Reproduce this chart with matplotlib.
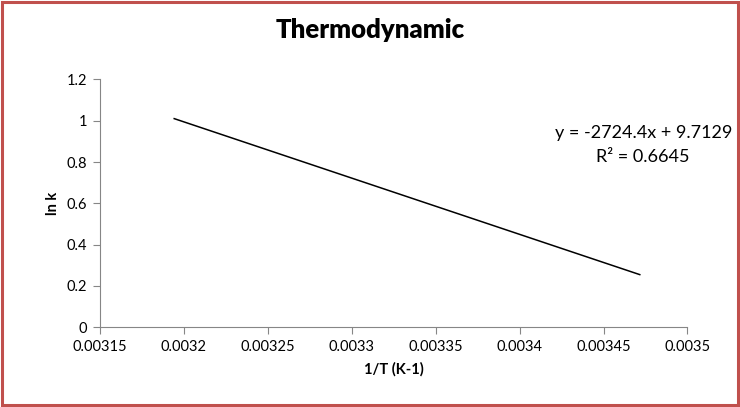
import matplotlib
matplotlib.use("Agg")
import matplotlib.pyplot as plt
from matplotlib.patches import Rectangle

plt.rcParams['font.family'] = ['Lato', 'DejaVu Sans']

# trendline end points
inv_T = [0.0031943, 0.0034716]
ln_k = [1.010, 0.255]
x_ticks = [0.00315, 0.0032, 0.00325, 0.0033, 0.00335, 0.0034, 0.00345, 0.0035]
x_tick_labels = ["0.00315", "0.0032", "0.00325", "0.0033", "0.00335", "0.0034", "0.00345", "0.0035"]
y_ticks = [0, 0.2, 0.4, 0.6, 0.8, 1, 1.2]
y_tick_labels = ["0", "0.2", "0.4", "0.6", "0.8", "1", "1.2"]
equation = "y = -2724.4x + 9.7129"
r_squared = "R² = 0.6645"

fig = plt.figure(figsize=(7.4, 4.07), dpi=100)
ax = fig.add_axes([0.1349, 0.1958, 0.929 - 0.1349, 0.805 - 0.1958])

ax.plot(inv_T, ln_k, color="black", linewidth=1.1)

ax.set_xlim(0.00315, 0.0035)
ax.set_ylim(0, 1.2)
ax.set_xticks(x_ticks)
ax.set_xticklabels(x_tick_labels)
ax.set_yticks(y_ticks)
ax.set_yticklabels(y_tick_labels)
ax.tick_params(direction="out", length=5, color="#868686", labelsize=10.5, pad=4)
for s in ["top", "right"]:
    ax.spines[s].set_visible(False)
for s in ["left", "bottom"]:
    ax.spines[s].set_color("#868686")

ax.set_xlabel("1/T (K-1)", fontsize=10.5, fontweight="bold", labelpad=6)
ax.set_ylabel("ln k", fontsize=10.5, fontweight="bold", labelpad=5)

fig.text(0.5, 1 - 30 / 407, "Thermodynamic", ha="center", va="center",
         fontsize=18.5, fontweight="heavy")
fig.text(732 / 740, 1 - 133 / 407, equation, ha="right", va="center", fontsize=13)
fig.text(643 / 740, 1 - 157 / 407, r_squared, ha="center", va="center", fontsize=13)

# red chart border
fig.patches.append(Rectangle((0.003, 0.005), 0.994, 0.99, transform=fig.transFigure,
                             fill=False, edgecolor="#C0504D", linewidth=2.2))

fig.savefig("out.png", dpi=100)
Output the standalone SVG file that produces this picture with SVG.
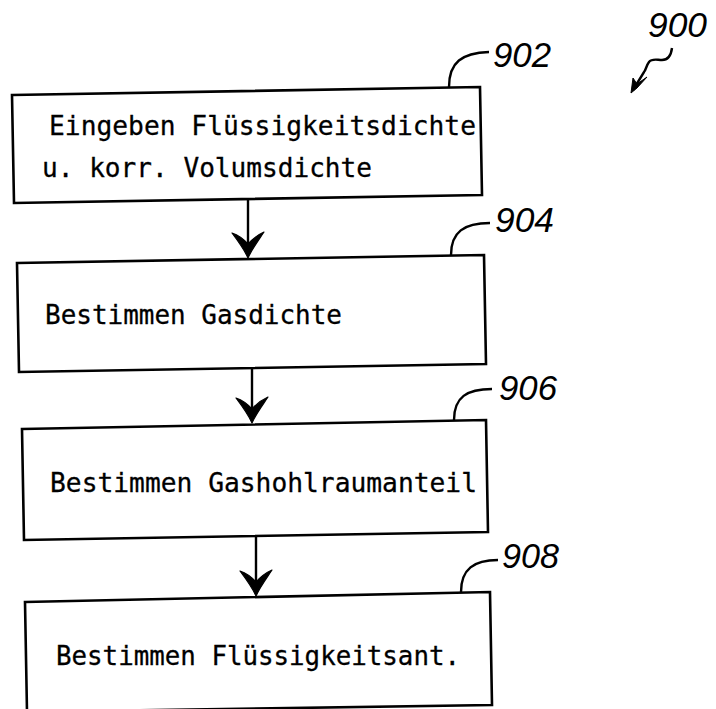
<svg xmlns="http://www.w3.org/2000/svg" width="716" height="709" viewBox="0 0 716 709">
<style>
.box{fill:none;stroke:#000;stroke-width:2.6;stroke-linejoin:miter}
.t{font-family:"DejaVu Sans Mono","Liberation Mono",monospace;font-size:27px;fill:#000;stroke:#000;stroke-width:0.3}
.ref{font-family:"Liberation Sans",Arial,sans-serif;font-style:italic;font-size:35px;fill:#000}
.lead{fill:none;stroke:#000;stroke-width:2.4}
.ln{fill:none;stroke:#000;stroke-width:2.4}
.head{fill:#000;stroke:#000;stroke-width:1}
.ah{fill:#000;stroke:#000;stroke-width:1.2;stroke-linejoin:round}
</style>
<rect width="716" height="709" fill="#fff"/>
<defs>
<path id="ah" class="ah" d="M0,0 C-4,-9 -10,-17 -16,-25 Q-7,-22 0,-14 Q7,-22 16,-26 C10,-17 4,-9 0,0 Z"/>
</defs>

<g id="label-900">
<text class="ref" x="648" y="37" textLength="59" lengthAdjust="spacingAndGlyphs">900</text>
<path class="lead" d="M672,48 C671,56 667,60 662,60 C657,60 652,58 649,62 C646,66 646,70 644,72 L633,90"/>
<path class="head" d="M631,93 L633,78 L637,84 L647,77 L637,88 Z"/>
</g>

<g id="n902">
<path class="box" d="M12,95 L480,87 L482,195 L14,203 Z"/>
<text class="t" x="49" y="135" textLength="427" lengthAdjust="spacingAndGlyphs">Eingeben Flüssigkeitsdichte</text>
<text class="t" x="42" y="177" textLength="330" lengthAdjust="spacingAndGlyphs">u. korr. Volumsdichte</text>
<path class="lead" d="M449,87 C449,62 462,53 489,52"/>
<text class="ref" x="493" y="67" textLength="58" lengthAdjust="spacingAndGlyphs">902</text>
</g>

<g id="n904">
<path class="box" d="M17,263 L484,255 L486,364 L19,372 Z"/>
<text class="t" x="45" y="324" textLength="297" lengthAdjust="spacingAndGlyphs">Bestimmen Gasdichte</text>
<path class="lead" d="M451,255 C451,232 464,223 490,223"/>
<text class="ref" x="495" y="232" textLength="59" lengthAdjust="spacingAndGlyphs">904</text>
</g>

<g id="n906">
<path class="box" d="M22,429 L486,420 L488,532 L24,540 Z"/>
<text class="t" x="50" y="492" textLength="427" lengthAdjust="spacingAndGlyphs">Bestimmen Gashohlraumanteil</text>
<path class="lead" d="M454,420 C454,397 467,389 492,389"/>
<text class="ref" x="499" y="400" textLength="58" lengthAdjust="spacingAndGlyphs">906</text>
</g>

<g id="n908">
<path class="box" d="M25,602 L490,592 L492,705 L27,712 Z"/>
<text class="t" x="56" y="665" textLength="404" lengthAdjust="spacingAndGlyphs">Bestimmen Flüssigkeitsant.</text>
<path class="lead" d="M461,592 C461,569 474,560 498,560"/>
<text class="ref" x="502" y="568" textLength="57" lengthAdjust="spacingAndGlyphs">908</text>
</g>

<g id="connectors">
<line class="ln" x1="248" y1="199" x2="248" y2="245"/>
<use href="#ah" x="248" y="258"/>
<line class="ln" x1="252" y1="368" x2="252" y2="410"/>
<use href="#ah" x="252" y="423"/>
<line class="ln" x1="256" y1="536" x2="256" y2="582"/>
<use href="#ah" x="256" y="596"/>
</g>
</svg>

== Written problem ==
Quote all the lines above exactly as given. Do not include the pictures.

== Exercise output ==
Reproduce this chart with matplotlib.
import matplotlib
matplotlib.use("Agg")
import matplotlib.pyplot as plt
from matplotlib.patches import Rectangle

plt.rcParams['font.family'] = ['Lato', 'DejaVu Sans']

# trendline end points
inv_T = [0.0031943, 0.0034716]
ln_k = [1.010, 0.255]
x_ticks = [0.00315, 0.0032, 0.00325, 0.0033, 0.00335, 0.0034, 0.00345, 0.0035]
x_tick_labels = ["0.00315", "0.0032", "0.00325", "0.0033", "0.00335", "0.0034", "0.00345", "0.0035"]
y_ticks = [0, 0.2, 0.4, 0.6, 0.8, 1, 1.2]
y_tick_labels = ["0", "0.2", "0.4", "0.6", "0.8", "1", "1.2"]
equation = "y = -2724.4x + 9.7129"
r_squared = "R² = 0.6645"

fig = plt.figure(figsize=(7.4, 4.07), dpi=100)
ax = fig.add_axes([0.1349, 0.1958, 0.929 - 0.1349, 0.805 - 0.1958])

ax.plot(inv_T, ln_k, color="black", linewidth=1.1)

ax.set_xlim(0.00315, 0.0035)
ax.set_ylim(0, 1.2)
ax.set_xticks(x_ticks)
ax.set_xticklabels(x_tick_labels)
ax.set_yticks(y_ticks)
ax.set_yticklabels(y_tick_labels)
ax.tick_params(direction="out", length=5, color="#868686", labelsize=10.5, pad=4)
for s in ["top", "right"]:
    ax.spines[s].set_visible(False)
for s in ["left", "bottom"]:
    ax.spines[s].set_color("#868686")

ax.set_xlabel("1/T (K-1)", fontsize=10.5, fontweight="bold", labelpad=6)
ax.set_ylabel("ln k", fontsize=10.5, fontweight="bold", labelpad=5)

fig.text(0.5, 1 - 30 / 407, "Thermodynamic", ha="center", va="center",
         fontsize=18.5, fontweight="heavy")
fig.text(732 / 740, 1 - 133 / 407, equation, ha="right", va="center", fontsize=13)
fig.text(643 / 740, 1 - 157 / 407, r_squared, ha="center", va="center", fontsize=13)

# red chart border
fig.patches.append(Rectangle((0.003, 0.005), 0.994, 0.99, transform=fig.transFigure,
                             fill=False, edgecolor="#C0504D", linewidth=2.2))

fig.savefig("out.png", dpi=100)
Output the standalone SVG file that produces this picture with SVG.
<svg xmlns="http://www.w3.org/2000/svg" width="716" height="709" viewBox="0 0 716 709">
<style>
.box{fill:none;stroke:#000;stroke-width:2.6;stroke-linejoin:miter}
.t{font-family:"DejaVu Sans Mono","Liberation Mono",monospace;font-size:27px;fill:#000;stroke:#000;stroke-width:0.3}
.ref{font-family:"Liberation Sans",Arial,sans-serif;font-style:italic;font-size:35px;fill:#000}
.lead{fill:none;stroke:#000;stroke-width:2.4}
.ln{fill:none;stroke:#000;stroke-width:2.4}
.head{fill:#000;stroke:#000;stroke-width:1}
.ah{fill:#000;stroke:#000;stroke-width:1.2;stroke-linejoin:round}
</style>
<rect width="716" height="709" fill="#fff"/>
<defs>
<path id="ah" class="ah" d="M0,0 C-4,-9 -10,-17 -16,-25 Q-7,-22 0,-14 Q7,-22 16,-26 C10,-17 4,-9 0,0 Z"/>
</defs>

<g id="label-900">
<text class="ref" x="648" y="37" textLength="59" lengthAdjust="spacingAndGlyphs">900</text>
<path class="lead" d="M672,48 C671,56 667,60 662,60 C657,60 652,58 649,62 C646,66 646,70 644,72 L633,90"/>
<path class="head" d="M631,93 L633,78 L637,84 L647,77 L637,88 Z"/>
</g>

<g id="n902">
<path class="box" d="M12,95 L480,87 L482,195 L14,203 Z"/>
<text class="t" x="49" y="135" textLength="427" lengthAdjust="spacingAndGlyphs">Eingeben Flüssigkeitsdichte</text>
<text class="t" x="42" y="177" textLength="330" lengthAdjust="spacingAndGlyphs">u. korr. Volumsdichte</text>
<path class="lead" d="M449,87 C449,62 462,53 489,52"/>
<text class="ref" x="493" y="67" textLength="58" lengthAdjust="spacingAndGlyphs">902</text>
</g>

<g id="n904">
<path class="box" d="M17,263 L484,255 L486,364 L19,372 Z"/>
<text class="t" x="45" y="324" textLength="297" lengthAdjust="spacingAndGlyphs">Bestimmen Gasdichte</text>
<path class="lead" d="M451,255 C451,232 464,223 490,223"/>
<text class="ref" x="495" y="232" textLength="59" lengthAdjust="spacingAndGlyphs">904</text>
</g>

<g id="n906">
<path class="box" d="M22,429 L486,420 L488,532 L24,540 Z"/>
<text class="t" x="50" y="492" textLength="427" lengthAdjust="spacingAndGlyphs">Bestimmen Gashohlraumanteil</text>
<path class="lead" d="M454,420 C454,397 467,389 492,389"/>
<text class="ref" x="499" y="400" textLength="58" lengthAdjust="spacingAndGlyphs">906</text>
</g>

<g id="n908">
<path class="box" d="M25,602 L490,592 L492,705 L27,712 Z"/>
<text class="t" x="56" y="665" textLength="404" lengthAdjust="spacingAndGlyphs">Bestimmen Flüssigkeitsant.</text>
<path class="lead" d="M461,592 C461,569 474,560 498,560"/>
<text class="ref" x="502" y="568" textLength="57" lengthAdjust="spacingAndGlyphs">908</text>
</g>

<g id="connectors">
<line class="ln" x1="248" y1="199" x2="248" y2="245"/>
<use href="#ah" x="248" y="258"/>
<line class="ln" x1="252" y1="368" x2="252" y2="410"/>
<use href="#ah" x="252" y="423"/>
<line class="ln" x1="256" y1="536" x2="256" y2="582"/>
<use href="#ah" x="256" y="596"/>
</g>
</svg>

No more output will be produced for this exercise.